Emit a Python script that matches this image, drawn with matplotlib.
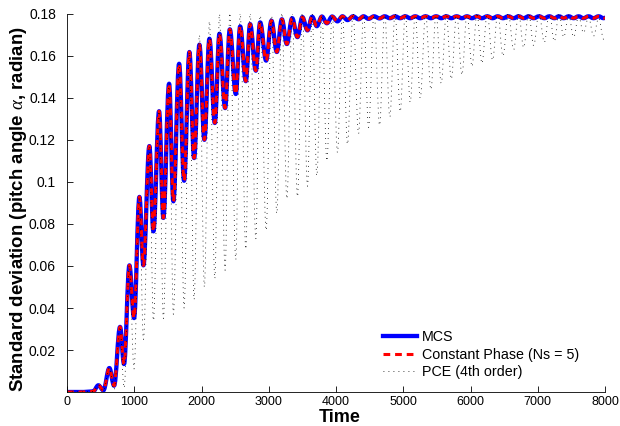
import matplotlib
matplotlib.use('Agg')
import matplotlib.pyplot as plt
from matplotlib.path import Path
from matplotlib.patches import PathPatch
from matplotlib.lines import Line2D

# ---- data ----
start_t = [0, 250, 390]
start_v = [0.0, 0.0, 0.0003]

peak_t = [466, 630, 789, 928, 1077, 1225, 1369, 1518, 1667, 1820,
          1969, 2118, 2267, 2421, 2575, 2723, 2872, 3040, 3195, 3348,
          3500, 3645, 3790, 3943, 4096, 4253, 4410, 4566, 4724, 4878,
          5030, 5178, 5332, 5488, 5640, 5794, 5948, 6096, 6249, 6405,
          6562, 6716, 6865, 7018, 7172, 7316, 7460, 7607, 7755, 7905]
trough_t = [541, 700, 848, 997, 1136, 1285, 1433, 1582, 1741, 1890,
            2043, 2198, 2351, 2510, 2659, 2808, 2961, 3120, 3269, 3427,
            3576, 3715, 3864, 4022, 4171, 4335, 4484, 4648, 4800, 4955,
            5104, 5253, 5411, 5565, 5714, 5873, 6022, 6170, 6328, 6483,
            6641, 6790, 6939, 7098, 7247, 7386, 7534, 7680, 7830, 7980]

mcs_peak = [0.0032, 0.0114, 0.031, 0.0603, 0.0929, 0.1171, 0.1337, 0.1468, 0.1563, 0.1619,
            0.1654, 0.1682, 0.1706, 0.1727, 0.1741, 0.1752, 0.1760, 0.1768, 0.1775, 0.1780,
            0.1785, 0.1787, 0.1788, 0.1788, 0.1789, 0.1789, 0.1789, 0.1789, 0.1789, 0.1789,
            0.1789, 0.1789, 0.1789, 0.1789, 0.1789, 0.1789, 0.1789, 0.1789, 0.1789, 0.1789,
            0.1789, 0.1789, 0.1789, 0.1789, 0.1789, 0.1789, 0.1789, 0.1789, 0.1789, 0.1789]
mcs_trough = [0.0008, 0.003, 0.0133, 0.0352, 0.0603, 0.0765, 0.0829, 0.0908, 0.1006, 0.1114,
              0.1201, 0.1281, 0.1352, 0.1419, 0.1480, 0.1530, 0.1578, 0.1619, 0.1657, 0.1690,
              0.1722, 0.1742, 0.1756, 0.1765, 0.1771, 0.1775, 0.1777, 0.1779, 0.1780, 0.1780,
              0.1780, 0.1780, 0.1780, 0.1780, 0.1780, 0.1780, 0.1780, 0.1780, 0.1780, 0.1780,
              0.1780, 0.1780, 0.1780, 0.1780, 0.1780, 0.1780, 0.1780, 0.1780, 0.1780, 0.1780]
mcs_end = 0.1782

cp_peak = list(mcs_peak)
cp_trough = list(mcs_trough)
cp_end = mcs_end

pce_peak = [0.0032, 0.0114, 0.031, 0.0603, 0.0929, 0.1171, 0.1337, 0.1468, 0.1563, 0.1619,
            0.1700, 0.1765, 0.1800, 0.1805, 0.1805, 0.1805, 0.1805, 0.1805, 0.1805, 0.1805,
            0.1805, 0.1805, 0.1805, 0.1805, 0.1805, 0.1805, 0.1805, 0.1805, 0.1805, 0.1805,
            0.1805, 0.1805, 0.1805, 0.1805, 0.1805, 0.1805, 0.1805, 0.1805, 0.1805, 0.1805,
            0.1805, 0.1805, 0.1805, 0.1805, 0.1805, 0.1805, 0.1795, 0.1790, 0.1785, 0.1780]
pce_trough = [0.0005, 0.001, 0.002, 0.011, 0.025, 0.034, 0.035, 0.037, 0.040, 0.044,
              0.050, 0.054, 0.058, 0.063, 0.068, 0.073, 0.077, 0.085, 0.092, 0.093,
              0.098, 0.103, 0.110, 0.114, 0.118, 0.123, 0.126, 0.127, 0.131, 0.1335,
              0.138, 0.140, 0.144, 0.147, 0.149, 0.151, 0.155, 0.1565, 0.158, 0.160,
              0.163, 0.164, 0.165, 0.1665, 0.167, 0.169, 0.169, 0.171, 0.1695, 0.168]
pce_end = 0.169

x_ticks = [0, 1000, 2000, 3000, 4000, 5000, 6000, 7000, 8000]
y_ticks = [0.02, 0.04, 0.06, 0.08, 0.1, 0.12, 0.14, 0.16, 0.18]
y_tick_labels = ['0.02', '0.04', '0.06', '0.08', '0.1', '0.12', '0.14', '0.16', '0.18']
labels = ['MCS', 'Constant Phase (Ns = 5)', 'PCE (4th order)']


def build(peaks, troughs, end_v):
    t = list(start_t)
    v = list(start_v)
    for tp, vp, tt, vt in zip(peak_t, peaks, trough_t, troughs):
        t += [tp, tt]
        v += [vp, vt]
    t.append(8000)
    v.append(end_v)
    return t, v


def smooth_path(t, v, k=0.3642):
    # cubic Bezier segments with flat tangents at each extremum
    verts = [(t[0], v[0])]
    codes = [Path.MOVETO]
    for i in range(len(t) - 1):
        dt = t[i + 1] - t[i]
        verts += [(t[i] + k * dt, v[i]), (t[i + 1] - k * dt, v[i + 1]), (t[i + 1], v[i + 1])]
        codes += [Path.CURVE4] * 3
    return Path(verts, codes)


plt.rcParams['font.family'] = ['Liberation Sans', 'DejaVu Sans']
plt.rcParams['mathtext.fontset'] = 'custom'
plt.rcParams['mathtext.it'] = 'Liberation Serif:italic'

fig = plt.figure(figsize=(6.2, 4.26), dpi=100)
ax = fig.add_axes([67 / 620, 1 - 392 / 426, (605 - 67) / 620, (392 - 14) / 426])

styles = [
    dict(edgecolor='#0000ff', lw=3.1, linestyle='-', joinstyle='round', capstyle='round'),
    dict(edgecolor='#ff0000', lw=2.2, linestyle=(0, (2.2, 1.6)), joinstyle='round', capstyle='butt'),
    dict(edgecolor='black', lw=0.6, linestyle=(0, (1, 5)), joinstyle='round', capstyle='butt'),
]
series = [build(mcs_peak, mcs_trough, mcs_end),
          build(cp_peak, cp_trough, cp_end),
          build(pce_peak, pce_trough, pce_end)]
for (t, v), st in zip(series, styles):
    ax.add_patch(PathPatch(smooth_path(t, v), fill=False, **st))

ax.set_xlim(0, 8000)
ax.set_ylim(0, 0.18)
ax.set_xticks(x_ticks)
ax.set_xticklabels([str(x) for x in x_ticks])
ax.set_yticks(y_ticks)
ax.set_yticklabels(y_tick_labels)
ax.tick_params(direction='in', length=4, width=0.6)
ax.tick_params(axis='x', labelsize=9, pad=3)
ax.tick_params(axis='y', labelsize=10, pad=8)
for s in ['top', 'right']:
    ax.spines[s].set_visible(False)
for s in ['left', 'bottom']:
    ax.spines[s].set_linewidth(0.6)

ax.set_xlabel('Time', fontsize=13, fontweight='bold')
ax.xaxis.set_label_coords(0.507, -0.045)
ax.set_ylabel(r'Standard deviation (pitch angle $\alpha$, radian)', fontsize=13.4,
              fontweight='bold')
ax.yaxis.set_label_coords(-0.071, 0.484)

handles = [Line2D([], [], color='#0000ff', lw=3.1),
           Line2D([], [], color='#ff0000', lw=2.2, linestyle=(0, (2.2, 1.6))),
           Line2D([], [], color='black', lw=0.6, linestyle=(0, (1, 5)))]
ax.legend(handles, labels, loc='upper left', bbox_to_anchor=(383 / 620, 1 - 330 / 426),
          bbox_transform=fig.transFigure, frameon=False, fontsize=10.3,
          handlelength=2.4, handletextpad=0.35, labelspacing=0.25,
          borderpad=0, borderaxespad=0)

fig.savefig('out.png', dpi=100)
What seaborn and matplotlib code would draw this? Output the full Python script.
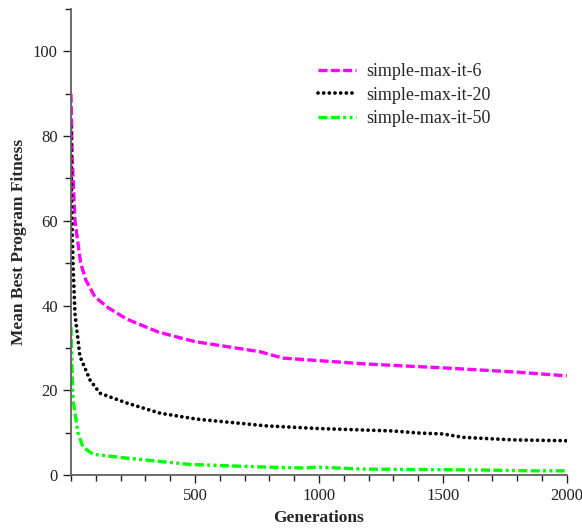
import numpy as np
import pandas as pd
import matplotlib
matplotlib.use("Agg")
import matplotlib.pyplot as plt
import seaborn as sns
from matplotlib.ticker import MultipleLocator

# values
gen_6 = [0, 5, 16, 39, 60, 97, 150, 225, 300, 350, 446, 500, 762, 855, 1000, 1193, 1500, 1798, 2000]
fit_6 = [90, 75, 60, 50, 46, 42, 39.5, 36.8, 35, 33.8, 32.3, 31.5, 29.1, 27.6, 27.0, 26.2, 25.3, 24.3, 23.4]

gen_20 = [0, 3, 8, 16, 36, 77, 117, 225, 359, 507, 789, 990, 1298, 1407, 1500, 1581, 1783, 2000]
fit_20 = [82, 62, 50, 38, 28, 22.4, 19.3, 17.0, 14.6, 13.2, 11.6, 11.0, 10.4, 9.9, 9.7, 8.9, 8.3, 8.1]

gen_50 = [0, 8, 28, 48, 89, 225, 480, 775, 950, 990, 1178, 1650, 1850, 2000]
fit_50 = [35, 17.7, 10, 6.6, 4.9, 4.0, 2.5, 1.9, 1.65, 1.9, 1.4, 1.2, 1.0, 1.0]

labels = ["simple-max-it-6", "simple-max-it-20", "simple-max-it-50"]
colors = ["#ff00ff", "#000000", "#00ff00"]
widths = [2.4, 2.7, 2.4]
dashes = [(2.7, 1.0), (0.01, 1.5), (2.7, 1.0, 2.7, 1.0, 0.9, 1.0, 0.9, 1.0)]
caps = ["butt", "round", "butt"]

df = pd.concat([
    pd.DataFrame({"Generations": gen_6, "Fitness": fit_6, "run": labels[0]}),
    pd.DataFrame({"Generations": gen_20, "Fitness": fit_20, "run": labels[1]}),
    pd.DataFrame({"Generations": gen_50, "Fitness": fit_50, "run": labels[2]}),
])

sns.set_style("ticks")
plt.rcParams["font.family"] = ["Liberation Serif", "DejaVu Serif"]

fig = plt.figure(figsize=(5.82, 5.29), dpi=100)
ax = fig.add_axes([0.122, 0.102, 0.852, 0.881])

for lab, col, lw, ds, cap in zip(labels, colors, widths, dashes, caps):
    sub = df[df["run"] == lab]
    sns.lineplot(data=sub, x="Generations", y="Fitness", ax=ax, color=col,
                 lw=lw, label=lab, estimator=None, sort=False)
    ax.lines[-1].set_dashes(ds)
    ax.lines[-1].set_dash_capstyle(cap)

ax.set_xlim(0, 2000)
ax.set_ylim(0, 110)
ax.set_xticks([500, 1000, 1500, 2000])
ax.xaxis.set_minor_locator(MultipleLocator(100))
ax.set_yticks([0, 20, 40, 60, 80, 100])
ax.yaxis.set_minor_locator(MultipleLocator(10))
ax.tick_params(which="major", length=6, width=1, labelsize=12, colors="#222222")
ax.tick_params(which="minor", length=4, width=1, colors="#222222")
for s in ["top", "right"]:
    ax.spines[s].set_visible(False)
for s in ["left", "bottom"]:
    ax.spines[s].set_color("#606060")
    ax.spines[s].set_linewidth(1.3)

ax.set_xlabel("Generations", fontsize=12.5, fontweight="bold")
ax.set_ylabel("Mean Best Program Fitness", fontsize=12.5, fontweight="bold")

leg = ax.legend(loc="upper left", bbox_to_anchor=(0.465, 0.918), frameon=False,
                fontsize=13, handlelength=2.1, labelspacing=0.35, handletextpad=0.6)
for h, ds, cap in zip(leg.get_lines(), dashes, caps):
    h.set_dashes(ds)
    h.set_dash_capstyle(cap)

fig.savefig("out.png", dpi=100)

□ □ □ □ □ □ □

• EXERCISE TASK
Take the lines from the one holding "What seaborn and" to the one holding "from matplotlib.ticker import MultipleLocator", both lines included, and give them again exactly, with no pictures.

• COMPLETE OUTPUT
What seaborn and matplotlib code would draw this? Output the full Python script.
import numpy as np
import pandas as pd
import matplotlib
matplotlib.use("Agg")
import matplotlib.pyplot as plt
import seaborn as sns
from matplotlib.ticker import MultipleLocator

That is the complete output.